Your task is to locate every line holding the string "this" and to copy each of them.

Code that draws figures
·····
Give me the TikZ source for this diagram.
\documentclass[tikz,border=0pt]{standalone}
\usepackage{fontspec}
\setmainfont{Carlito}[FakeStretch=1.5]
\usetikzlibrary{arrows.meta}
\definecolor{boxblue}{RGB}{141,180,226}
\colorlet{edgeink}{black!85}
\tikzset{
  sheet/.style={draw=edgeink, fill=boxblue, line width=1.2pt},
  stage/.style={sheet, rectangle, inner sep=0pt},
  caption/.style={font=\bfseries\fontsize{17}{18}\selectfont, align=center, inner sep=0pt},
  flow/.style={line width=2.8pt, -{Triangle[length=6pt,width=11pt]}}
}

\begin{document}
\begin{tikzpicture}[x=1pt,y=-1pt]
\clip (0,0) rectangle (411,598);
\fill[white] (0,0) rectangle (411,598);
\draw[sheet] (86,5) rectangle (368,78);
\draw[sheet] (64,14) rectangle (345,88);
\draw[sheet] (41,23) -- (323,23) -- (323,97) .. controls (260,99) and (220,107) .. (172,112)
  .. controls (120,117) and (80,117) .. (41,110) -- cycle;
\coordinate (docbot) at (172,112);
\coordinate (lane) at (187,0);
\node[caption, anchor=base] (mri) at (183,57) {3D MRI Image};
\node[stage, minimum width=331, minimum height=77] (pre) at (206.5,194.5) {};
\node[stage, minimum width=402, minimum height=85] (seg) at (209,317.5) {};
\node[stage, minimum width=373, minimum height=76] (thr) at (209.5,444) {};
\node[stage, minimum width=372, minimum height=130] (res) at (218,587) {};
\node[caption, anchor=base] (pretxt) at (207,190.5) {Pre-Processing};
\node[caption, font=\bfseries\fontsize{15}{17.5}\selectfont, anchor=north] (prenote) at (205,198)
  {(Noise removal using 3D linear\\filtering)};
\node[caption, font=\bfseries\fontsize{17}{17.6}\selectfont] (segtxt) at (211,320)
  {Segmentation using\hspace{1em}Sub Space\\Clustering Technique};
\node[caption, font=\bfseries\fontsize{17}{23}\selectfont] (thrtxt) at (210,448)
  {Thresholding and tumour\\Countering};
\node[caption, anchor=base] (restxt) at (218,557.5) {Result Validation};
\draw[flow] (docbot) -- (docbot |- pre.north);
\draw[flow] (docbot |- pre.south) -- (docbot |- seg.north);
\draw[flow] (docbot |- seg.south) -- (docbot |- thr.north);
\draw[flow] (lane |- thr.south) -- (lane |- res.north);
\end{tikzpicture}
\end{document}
·····
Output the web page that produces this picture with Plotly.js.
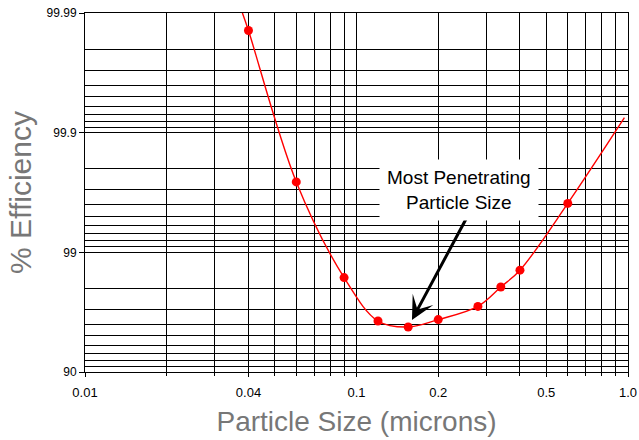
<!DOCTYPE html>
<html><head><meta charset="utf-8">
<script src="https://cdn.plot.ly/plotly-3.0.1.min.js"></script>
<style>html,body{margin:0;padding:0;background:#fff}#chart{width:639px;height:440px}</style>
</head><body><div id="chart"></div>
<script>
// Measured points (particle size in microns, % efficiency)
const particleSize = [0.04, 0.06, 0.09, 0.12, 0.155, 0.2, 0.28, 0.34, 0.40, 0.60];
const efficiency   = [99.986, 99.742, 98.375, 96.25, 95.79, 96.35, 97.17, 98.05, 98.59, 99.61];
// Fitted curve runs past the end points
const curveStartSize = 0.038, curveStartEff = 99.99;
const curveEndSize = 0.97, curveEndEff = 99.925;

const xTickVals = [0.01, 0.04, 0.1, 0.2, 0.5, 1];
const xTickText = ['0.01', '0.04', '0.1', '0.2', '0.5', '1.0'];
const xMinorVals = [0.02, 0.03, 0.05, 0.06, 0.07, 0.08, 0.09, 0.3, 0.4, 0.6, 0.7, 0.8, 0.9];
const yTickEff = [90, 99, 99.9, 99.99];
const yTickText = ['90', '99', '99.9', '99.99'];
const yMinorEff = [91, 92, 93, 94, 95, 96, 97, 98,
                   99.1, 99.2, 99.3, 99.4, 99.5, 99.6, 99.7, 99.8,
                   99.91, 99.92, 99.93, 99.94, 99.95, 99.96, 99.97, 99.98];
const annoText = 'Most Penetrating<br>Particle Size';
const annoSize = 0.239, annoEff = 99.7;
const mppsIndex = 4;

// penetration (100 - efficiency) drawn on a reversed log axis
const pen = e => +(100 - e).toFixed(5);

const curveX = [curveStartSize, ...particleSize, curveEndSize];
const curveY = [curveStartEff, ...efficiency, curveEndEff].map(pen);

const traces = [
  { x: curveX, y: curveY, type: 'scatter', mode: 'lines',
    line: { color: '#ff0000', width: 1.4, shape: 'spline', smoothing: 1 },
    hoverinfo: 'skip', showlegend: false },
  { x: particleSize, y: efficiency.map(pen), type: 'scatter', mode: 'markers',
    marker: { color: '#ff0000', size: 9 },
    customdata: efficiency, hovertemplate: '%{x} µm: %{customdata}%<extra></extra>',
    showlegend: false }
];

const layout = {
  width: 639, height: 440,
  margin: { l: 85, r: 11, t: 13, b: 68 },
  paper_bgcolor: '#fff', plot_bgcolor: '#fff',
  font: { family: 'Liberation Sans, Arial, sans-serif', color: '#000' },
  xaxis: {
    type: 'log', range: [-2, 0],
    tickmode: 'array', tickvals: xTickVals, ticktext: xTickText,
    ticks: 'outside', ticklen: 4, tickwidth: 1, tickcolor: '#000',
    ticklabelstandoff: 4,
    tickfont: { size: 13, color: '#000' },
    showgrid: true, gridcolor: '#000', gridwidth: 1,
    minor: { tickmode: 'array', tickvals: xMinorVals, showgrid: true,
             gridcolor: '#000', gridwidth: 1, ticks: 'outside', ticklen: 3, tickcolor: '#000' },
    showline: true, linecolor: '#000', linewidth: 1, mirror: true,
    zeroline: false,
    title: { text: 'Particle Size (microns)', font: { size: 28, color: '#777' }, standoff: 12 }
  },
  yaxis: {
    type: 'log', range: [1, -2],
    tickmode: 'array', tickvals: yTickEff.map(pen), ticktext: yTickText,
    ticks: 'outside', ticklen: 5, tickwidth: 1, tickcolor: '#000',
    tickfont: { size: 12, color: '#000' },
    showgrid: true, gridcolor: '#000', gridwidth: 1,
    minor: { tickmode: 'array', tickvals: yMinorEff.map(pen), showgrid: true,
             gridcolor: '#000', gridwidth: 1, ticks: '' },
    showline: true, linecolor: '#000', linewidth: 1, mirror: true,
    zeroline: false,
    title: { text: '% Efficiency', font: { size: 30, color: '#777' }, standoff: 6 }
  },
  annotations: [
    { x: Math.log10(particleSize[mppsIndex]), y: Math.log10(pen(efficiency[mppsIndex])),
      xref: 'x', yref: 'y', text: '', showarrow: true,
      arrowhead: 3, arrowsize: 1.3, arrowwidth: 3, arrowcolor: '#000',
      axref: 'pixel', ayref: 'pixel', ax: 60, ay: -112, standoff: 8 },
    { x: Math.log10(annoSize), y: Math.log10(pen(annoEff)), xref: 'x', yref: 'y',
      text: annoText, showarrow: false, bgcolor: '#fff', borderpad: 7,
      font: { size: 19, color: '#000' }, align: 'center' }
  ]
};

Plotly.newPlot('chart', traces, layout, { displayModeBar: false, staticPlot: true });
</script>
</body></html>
·····
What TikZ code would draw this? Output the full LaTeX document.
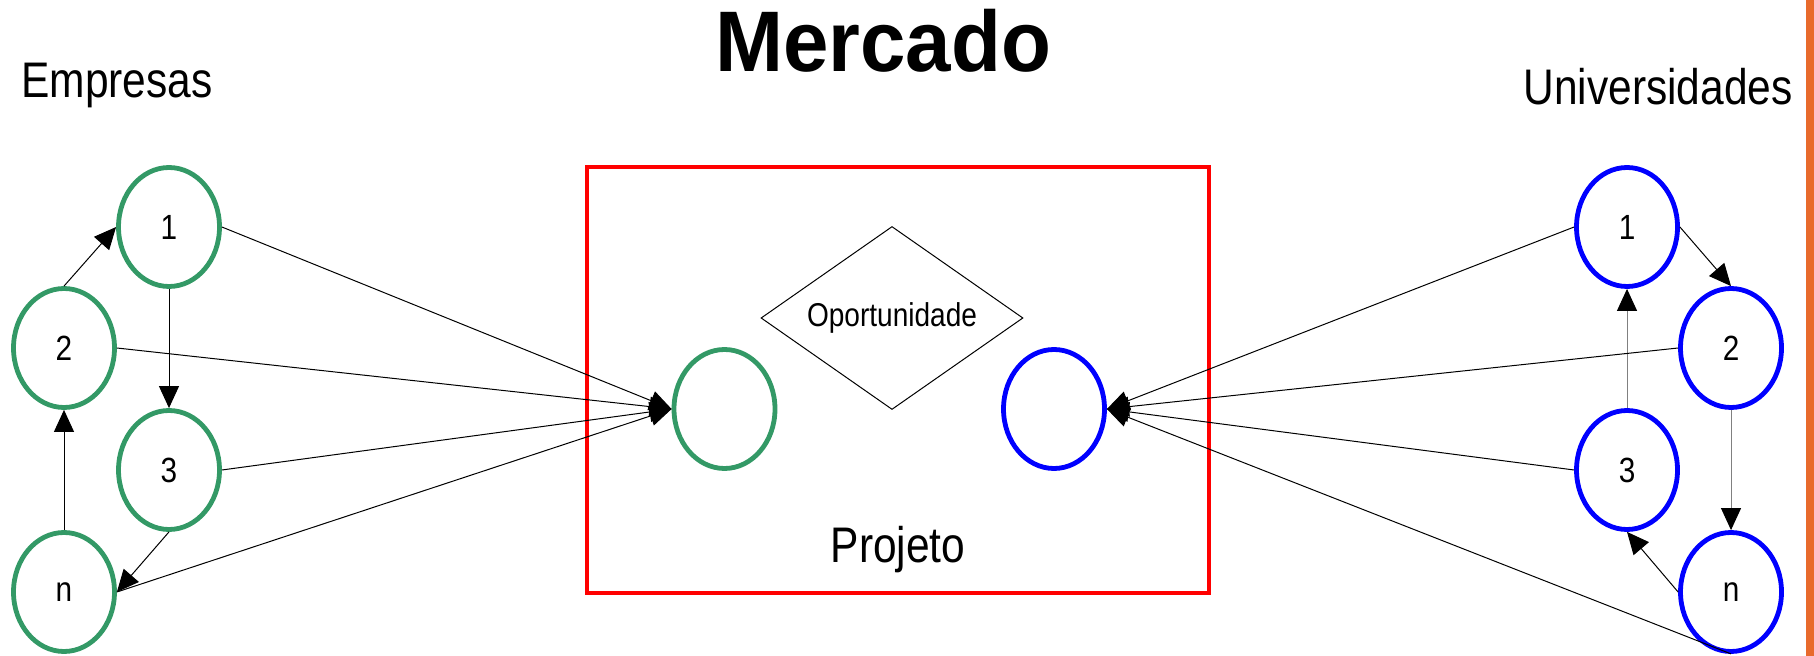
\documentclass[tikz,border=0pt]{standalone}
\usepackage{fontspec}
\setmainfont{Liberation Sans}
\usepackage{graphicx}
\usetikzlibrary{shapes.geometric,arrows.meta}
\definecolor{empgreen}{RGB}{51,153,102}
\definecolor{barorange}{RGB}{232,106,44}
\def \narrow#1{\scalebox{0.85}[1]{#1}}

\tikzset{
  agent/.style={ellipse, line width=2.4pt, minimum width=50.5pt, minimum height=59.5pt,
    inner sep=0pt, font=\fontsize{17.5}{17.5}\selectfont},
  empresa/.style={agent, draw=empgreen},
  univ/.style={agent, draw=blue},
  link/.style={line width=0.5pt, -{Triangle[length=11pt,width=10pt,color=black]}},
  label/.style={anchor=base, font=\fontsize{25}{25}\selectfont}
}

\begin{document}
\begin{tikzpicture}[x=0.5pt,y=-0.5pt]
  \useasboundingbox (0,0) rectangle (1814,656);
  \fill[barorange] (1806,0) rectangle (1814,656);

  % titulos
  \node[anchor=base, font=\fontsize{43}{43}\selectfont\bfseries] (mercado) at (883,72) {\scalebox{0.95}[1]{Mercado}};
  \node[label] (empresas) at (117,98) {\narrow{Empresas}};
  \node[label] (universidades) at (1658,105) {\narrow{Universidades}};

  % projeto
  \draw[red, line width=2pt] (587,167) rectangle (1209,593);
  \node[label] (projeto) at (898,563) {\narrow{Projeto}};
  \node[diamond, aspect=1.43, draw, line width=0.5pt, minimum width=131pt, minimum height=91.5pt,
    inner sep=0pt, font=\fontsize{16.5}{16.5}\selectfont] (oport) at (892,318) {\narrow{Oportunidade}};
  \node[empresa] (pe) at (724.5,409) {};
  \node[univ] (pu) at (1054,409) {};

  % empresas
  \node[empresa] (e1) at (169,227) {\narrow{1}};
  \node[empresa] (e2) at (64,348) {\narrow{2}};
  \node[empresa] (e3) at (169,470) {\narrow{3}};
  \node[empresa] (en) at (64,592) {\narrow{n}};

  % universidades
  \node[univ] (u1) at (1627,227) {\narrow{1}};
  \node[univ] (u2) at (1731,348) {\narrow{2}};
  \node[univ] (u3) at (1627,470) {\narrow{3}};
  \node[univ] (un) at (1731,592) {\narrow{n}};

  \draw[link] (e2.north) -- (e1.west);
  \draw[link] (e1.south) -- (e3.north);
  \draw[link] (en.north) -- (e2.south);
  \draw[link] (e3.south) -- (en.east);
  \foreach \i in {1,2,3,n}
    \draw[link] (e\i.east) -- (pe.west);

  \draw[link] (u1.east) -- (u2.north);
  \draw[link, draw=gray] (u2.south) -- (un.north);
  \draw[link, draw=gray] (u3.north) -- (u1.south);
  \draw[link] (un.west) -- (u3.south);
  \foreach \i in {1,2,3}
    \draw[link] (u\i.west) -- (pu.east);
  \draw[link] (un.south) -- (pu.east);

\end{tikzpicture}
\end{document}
·····
EXERCISE RESPONSE:
Give me the TikZ source for this diagram.
Output the web page that produces this picture with Plotly.js.
What TikZ code would draw this? Output the full LaTeX document.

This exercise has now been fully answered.